One of the most important decision to make about your organization is its email hosting. Email is quickly becoming a predominant business communication tool, and its reliability, increasingly important. (Pictured left, an email server cluster with Barracuda anti-spam firewall visible below.)
This series of tutorials will explain how email hosting work, and give you the basic knowledge to make an informed choice when selecting an email hosting provider. Themes touched on will include server uptime, vendor reputation, common anti-spam setups (especially) in shared hosting environments, and tips to select a reliable email/web hosting provider.
These tutorials do not focus on hosted webmail service like Hotmail, standard Yahoo!, or Gmail; instead, on actual web and email hosting companies who provide email communication and infrastructure for a domain name of your choice, like Yahoo's "Business Mail", which is in fact an email hosting service.
In order to be able to send or receive emails, you need an email server (sometimes called "mail server"). Especially in smaller organizations, email servers are bundled with internal or external web servers (which should be avoided, as explained later.)
The term Email Server confusingly refers to two different aspects of email hosting: the email server can refer to the hardware server on which emails are handled in a dedicated email server scenario. Email server also refers to the software used on the server to handle emails, whether a dedicated email server is used, or emails are handled by a server performing another function (like web server.)
The email server is responsible for receiving, distributing or relaying emails. Each mail server on the Internet has a unique location: when you send an email to your friend Alice, "DNS servers" around the world inform webmail services and email servers where they should forward emails for the particular email domain Alice uses ("firstname.lastname@example.org").
DNS ("Domain Name System") consists of virtual records documenting the physical server of a domain name (like FreeEmailTutorials.com). DNS records are also used to lookup the location of email servers.
For most basic email tasks, either one of the three operating systems will do the job; and you can use any mail server you want (assuming it has a version for the server operating system in question).
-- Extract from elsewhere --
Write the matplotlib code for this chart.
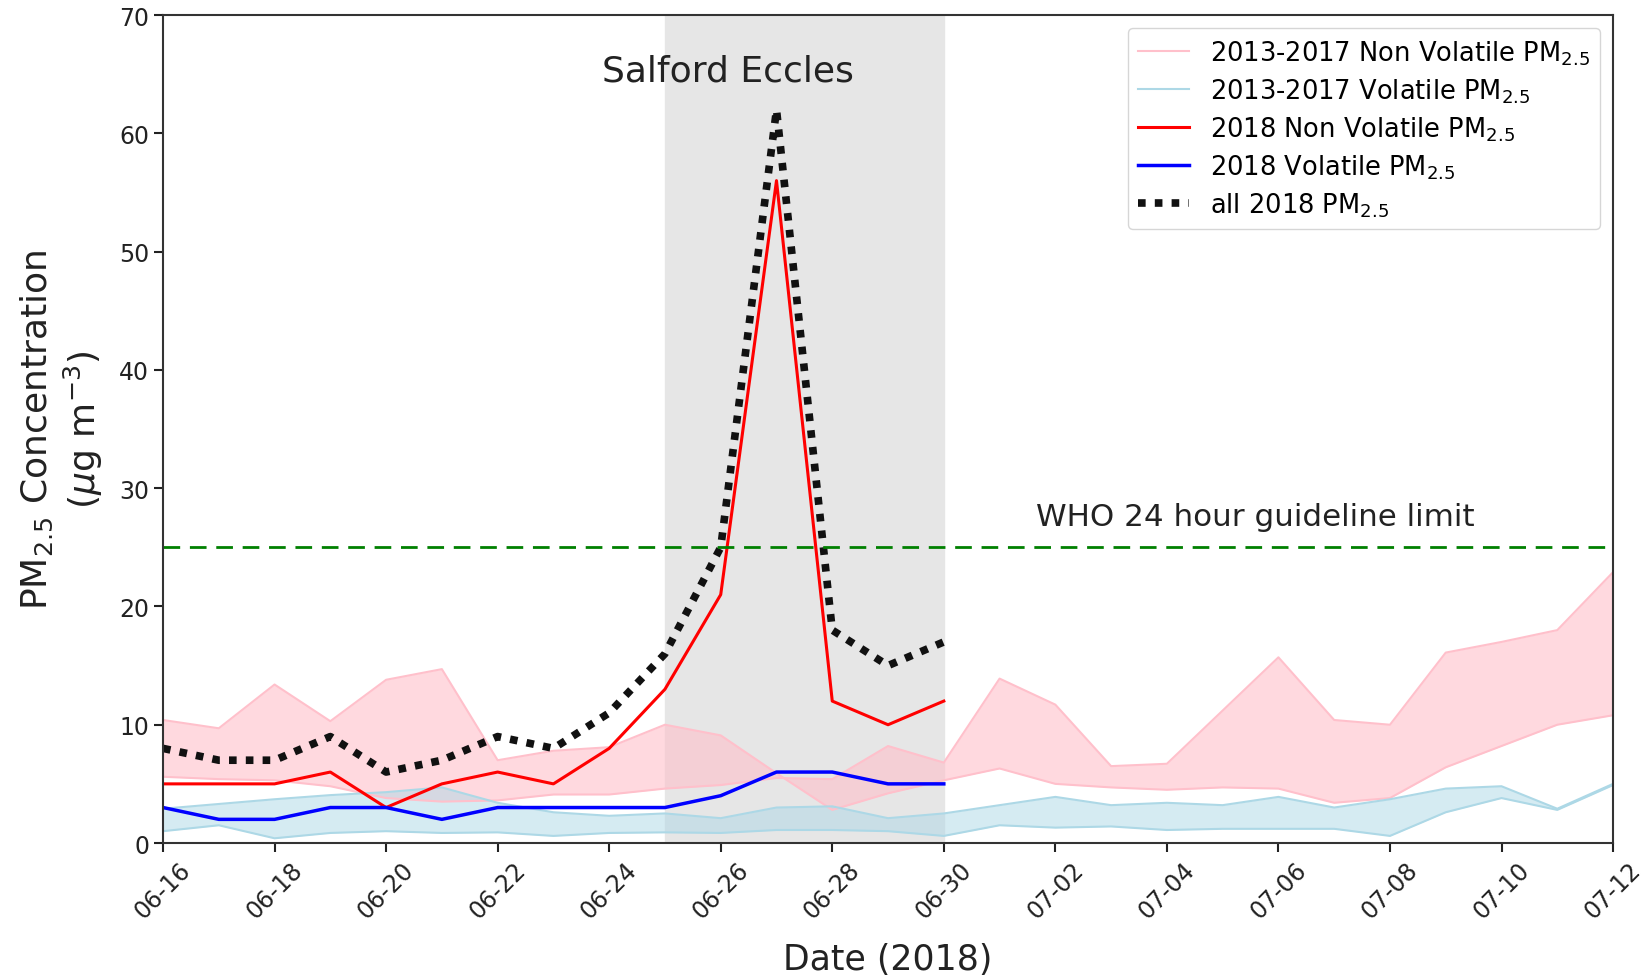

The operating system you are using yourself on your own computer doesn't matter that much; note though, that using a Microsoft Exchange server will have a smoother integration with Windows PC's, although this mostly affects advanced collaboration functionality, and tends to be adopted by other vendors (think of iPhones and Macs that now fully support working with Exchange servers). What should guide your decision ultimately is both cost of ownership, maintenance, and the return on investment by having your own server in-house, as opposed to having it outsourced to a third-party.
Caution: start by thoroughly researching the common expectations (or laws) for your particular industry; some US defense contractors, for example, have to comply with Department of Defense requirements for secure email exchanges and storage. If you are not in such a case.
Once you have learned a bit more about web and email hosting throughout these tutorials, we will share online resources that help you choose the ideal email host for your needs.
Host reputation, community feedback, hardware infrastructure, datacenter(s) location and redundancy, and software used all come into play.